Together, these figures point to a market that is not only ahead in adoption but actively investing to expand and scale AI across the profession.
Canada is ahead on both adoption and intent
Globally, around two thirds of firms have moved beyond the exploratory phase of AI adoption. In Canada, that figure is higher still, reinforcing that AI is already embedded in how firms operate day to day. The 9-point gap between Canada and the global average on future adoption plans signals that this investment is only gathering pace.
AI is moving from pilots to performance
The data suggests Canadian firms have moved past early experimentation and are now focused on scaling AI across the business. Rather than limiting AI to isolated use cases, firms are expanding its role in areas such as data analysis, workflow automation and insight generation, embedding it deeper into audit and accounting processes.
Data fluency and technology literacy top the skills agenda
The shift from planning to deployment is also prompting a sharper focus on the capabilities firms will need to sustain it.
Data analysis and interpretation is identified as the most critical skill for accounting professionals in an AI-driven world by 35%* of Canadian respondents, followed by technology and AI literacy (27%*) and critical thinking, cited by 20%*. The global picture is broadly aligned, with data analysis also ranking first at 33%**, followed by technology and AI literacy at 28%**.

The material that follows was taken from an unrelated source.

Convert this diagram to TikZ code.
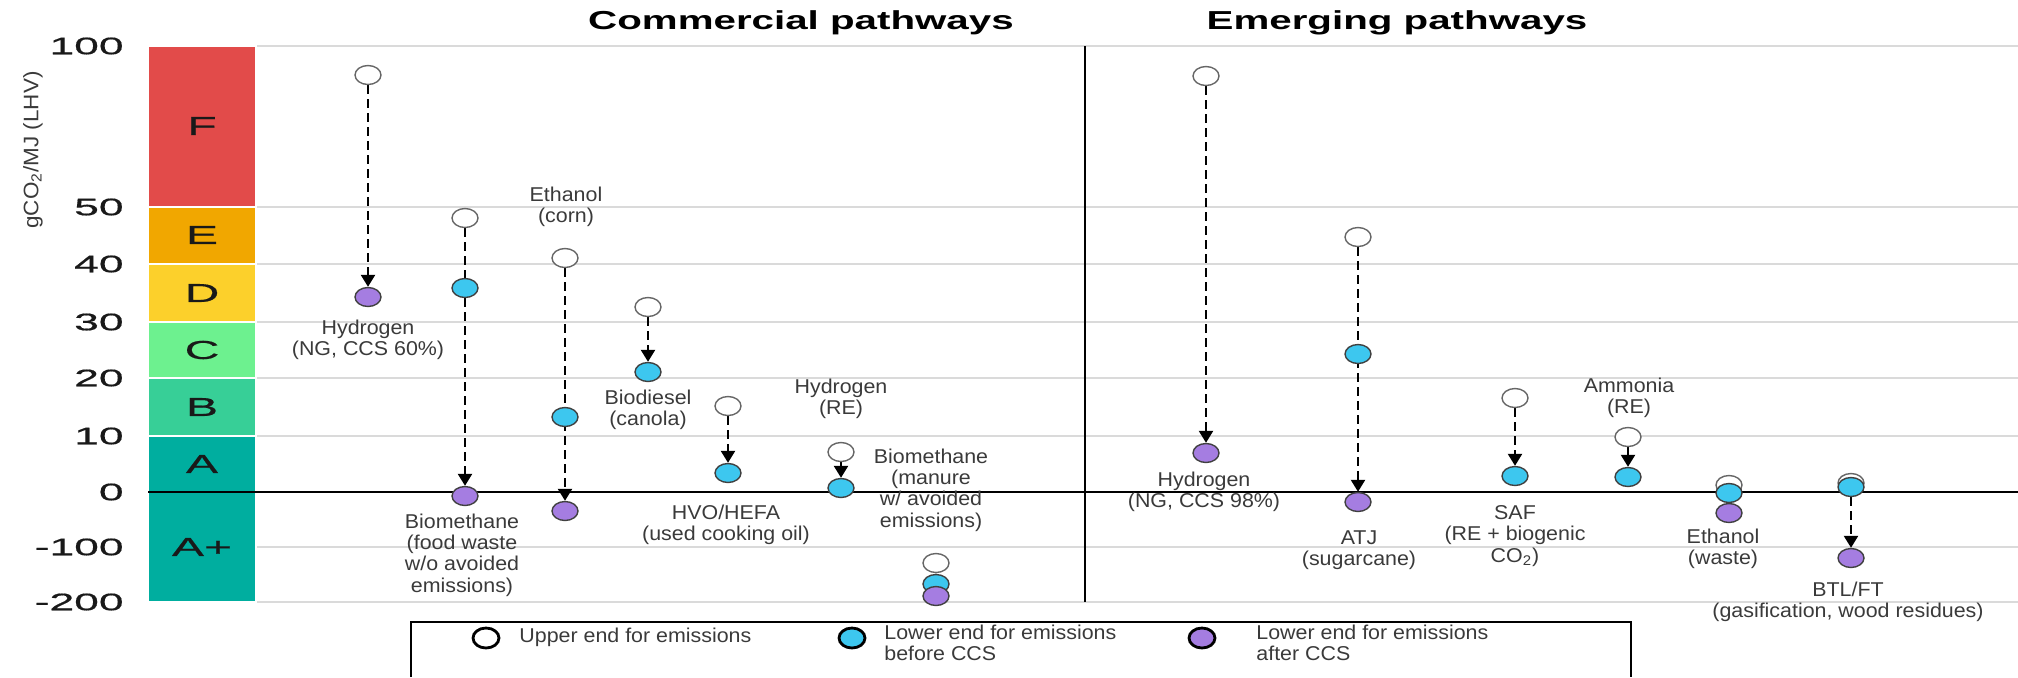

Investment momentum is building
Canada stands out as one of the few markets where both current adoption and future intent are elevated simultaneously – a signal of strong confidence in AI’s ability to deliver measurable outcomes. Firms are investing in technology, skills and infrastructure to support broader deployment, recognizing that competitive advantage will increasingly come from how effectively AI is embedded into everyday work, not just piloted.
“Canada stands out because firms are pushing forward on both fronts at once. They are already using AI and they are still investing heavily in what comes next,” said David Marquis, chief executive officer at Caseware. “In many markets, you see a trade-off between adoption and future plans. In Canada, you see both. That is what creates momentum, and it suggests firms are seeing real value today and are committed to scaling that advantage. As a Canadian tech company, we are proud to be leading Canadian firms into the agentic future.”
About the research:
The Future of Audit and Accounting in the AI Era is an IDC study, sponsored by Caseware, based on a December 2025 survey of over 1,000 audit and accounting decision-makers across Australia, Canada, Germany, The Netherlands, the UK & Ireland and the United States.
* IDC Resource Map, Sponsored by Caseware, The Future of Audit and Accounting in the AI Era, #US54483126, April 2026.
** IDC InfoBrief, Sponsored by Caseware, The Future of Audit and Accounting in the AI Era, #US54248126-IB, February 2026.